AIM OF THE TASK. Word for word, copy all the data and drop the pictures.

DATA SECTION.
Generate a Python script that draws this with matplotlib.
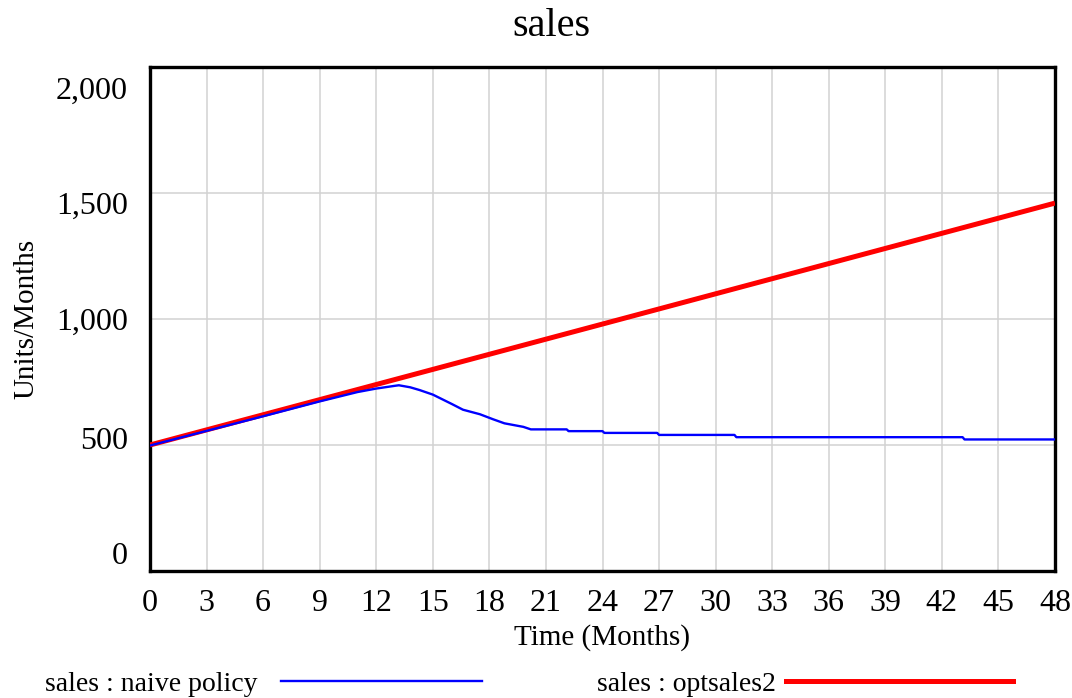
import matplotlib
matplotlib.use("Agg")
import matplotlib.pyplot as plt
import matplotlib.transforms as mtransforms
from matplotlib.lines import Line2D

# Simulated sales under the two policies (Units/Months)
time_opt = [0, 3, 6, 9, 12, 15, 18, 21, 24, 27, 30, 33, 36, 39, 42, 45, 48]
sales_opt = [500, 560, 620, 680, 740, 800, 860, 920, 980, 1040, 1100,
             1160, 1220, 1280, 1340, 1400, 1460]

time_naive = [0, 3, 6, 9, 11, 12, 13, 13.2, 13.8, 14.3, 15, 16, 16.6, 17.5,
              18.2, 18.8, 19.8, 20.2, 22.1, 22.2, 24.0, 24.1, 26.9, 27.0,
              31.0, 31.1, 43.1, 43.2, 48]
sales_naive = [498, 556, 614, 673, 710, 724, 735, 737, 729, 718, 700, 663,
               640, 622, 602, 586, 572, 562, 562, 555, 555, 548, 548, 540,
               540, 531, 531, 522, 522]

x_ticks = list(range(0, 49, 3))
y_ticks = [0, 500, 1000, 1500, 2000]
y_tick_labels = ["0", "500", "1,000", "1,500", "2,000"]
# vertical nudge of each y tick label, in pixels (positive = down)
y_label_shift_px = [-18, -7, 0, 10, 21]

plt.rcParams["font.family"] = ["Liberation Serif", "DejaVu Serif"]

W, H = 1072, 698
fig = plt.figure(figsize=(W / 100, H / 100), dpi=100)
ax = fig.add_axes([150 / W, 1 - 571 / H, (1055 - 150) / W, (571 - 67) / H])

ax.plot(time_opt, sales_opt, color="#ff0000", lw=3.6, solid_capstyle="butt",
        zorder=3)
ax.plot(time_naive, sales_naive, color="#0000ff", lw=1.7, zorder=4)

ax.set_xlim(0, 48)
ax.set_ylim(0, 2000)
ax.set_xticks(x_ticks)
ax.set_yticks(y_ticks)
ax.set_yticklabels(y_tick_labels)
ax.grid(True, color="#d2d2d2", lw=1.1)
ax.set_axisbelow(True)
ax.tick_params(axis="both", length=0, labelsize=23)
ax.tick_params(axis="x", pad=13)
ax.tick_params(axis="y", pad=16)

for lab, shift in zip(ax.get_yticklabels(), y_label_shift_px):
    off = mtransforms.ScaledTranslation(0, -shift / 100, fig.dpi_scale_trans)
    lab.set_transform(lab.get_transform() + off)

for sp in ax.spines.values():
    sp.set_linewidth(2.4)
    sp.set_color("black")

ax.set_xlabel("Time (Months)", fontsize=21, labelpad=4)
ax.set_ylabel("Units/Months", fontsize=21, labelpad=12)
fig.text(551 / W, 1 - 27 / H, "sales", fontsize=29, ha="center",
         va="center")

h_naive = Line2D([], [], color="#0000ff", lw=1.7)
h_opt = Line2D([], [], color="#ff0000", lw=3.6)
leg_kw = dict(loc="center left", markerfirst=False, frameon=False,
              fontsize=20, borderpad=0, borderaxespad=0)
fig.legend(handles=[h_naive], labels=["sales : naive policy"],
           bbox_to_anchor=(45 / W, 1 - 684 / H),
           handlelength=7.23, handletextpad=0.86, **leg_kw)
fig.legend(handles=[h_opt], labels=["sales : optsales2"],
           bbox_to_anchor=(597 / W, 1 - 684 / H),
           handlelength=8.17, handletextpad=0.36, **leg_kw)

fig.savefig("out.png", dpi=100)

SOLUTION TO THIS TASK.
Generate a Python script that draws this with matplotlib.
import matplotlib
matplotlib.use("Agg")
import matplotlib.pyplot as plt
import matplotlib.transforms as mtransforms
from matplotlib.lines import Line2D

# Simulated sales under the two policies (Units/Months)
time_opt = [0, 3, 6, 9, 12, 15, 18, 21, 24, 27, 30, 33, 36, 39, 42, 45, 48]
sales_opt = [500, 560, 620, 680, 740, 800, 860, 920, 980, 1040, 1100,
             1160, 1220, 1280, 1340, 1400, 1460]

time_naive = [0, 3, 6, 9, 11, 12, 13, 13.2, 13.8, 14.3, 15, 16, 16.6, 17.5,
              18.2, 18.8, 19.8, 20.2, 22.1, 22.2, 24.0, 24.1, 26.9, 27.0,
              31.0, 31.1, 43.1, 43.2, 48]
sales_naive = [498, 556, 614, 673, 710, 724, 735, 737, 729, 718, 700, 663,
               640, 622, 602, 586, 572, 562, 562, 555, 555, 548, 548, 540,
               540, 531, 531, 522, 522]

x_ticks = list(range(0, 49, 3))
y_ticks = [0, 500, 1000, 1500, 2000]
y_tick_labels = ["0", "500", "1,000", "1,500", "2,000"]
# vertical nudge of each y tick label, in pixels (positive = down)
y_label_shift_px = [-18, -7, 0, 10, 21]

plt.rcParams["font.family"] = ["Liberation Serif", "DejaVu Serif"]

W, H = 1072, 698
fig = plt.figure(figsize=(W / 100, H / 100), dpi=100)
ax = fig.add_axes([150 / W, 1 - 571 / H, (1055 - 150) / W, (571 - 67) / H])

ax.plot(time_opt, sales_opt, color="#ff0000", lw=3.6, solid_capstyle="butt",
        zorder=3)
ax.plot(time_naive, sales_naive, color="#0000ff", lw=1.7, zorder=4)

ax.set_xlim(0, 48)
ax.set_ylim(0, 2000)
ax.set_xticks(x_ticks)
ax.set_yticks(y_ticks)
ax.set_yticklabels(y_tick_labels)
ax.grid(True, color="#d2d2d2", lw=1.1)
ax.set_axisbelow(True)
ax.tick_params(axis="both", length=0, labelsize=23)
ax.tick_params(axis="x", pad=13)
ax.tick_params(axis="y", pad=16)

for lab, shift in zip(ax.get_yticklabels(), y_label_shift_px):
    off = mtransforms.ScaledTranslation(0, -shift / 100, fig.dpi_scale_trans)
    lab.set_transform(lab.get_transform() + off)

for sp in ax.spines.values():
    sp.set_linewidth(2.4)
    sp.set_color("black")

ax.set_xlabel("Time (Months)", fontsize=21, labelpad=4)
ax.set_ylabel("Units/Months", fontsize=21, labelpad=12)
fig.text(551 / W, 1 - 27 / H, "sales", fontsize=29, ha="center",
         va="center")

h_naive = Line2D([], [], color="#0000ff", lw=1.7)
h_opt = Line2D([], [], color="#ff0000", lw=3.6)
leg_kw = dict(loc="center left", markerfirst=False, frameon=False,
              fontsize=20, borderpad=0, borderaxespad=0)
fig.legend(handles=[h_naive], labels=["sales : naive policy"],
           bbox_to_anchor=(45 / W, 1 - 684 / H),
           handlelength=7.23, handletextpad=0.86, **leg_kw)
fig.legend(handles=[h_opt], labels=["sales : optsales2"],
           bbox_to_anchor=(597 / W, 1 - 684 / H),
           handlelength=8.17, handletextpad=0.36, **leg_kw)

fig.savefig("out.png", dpi=100)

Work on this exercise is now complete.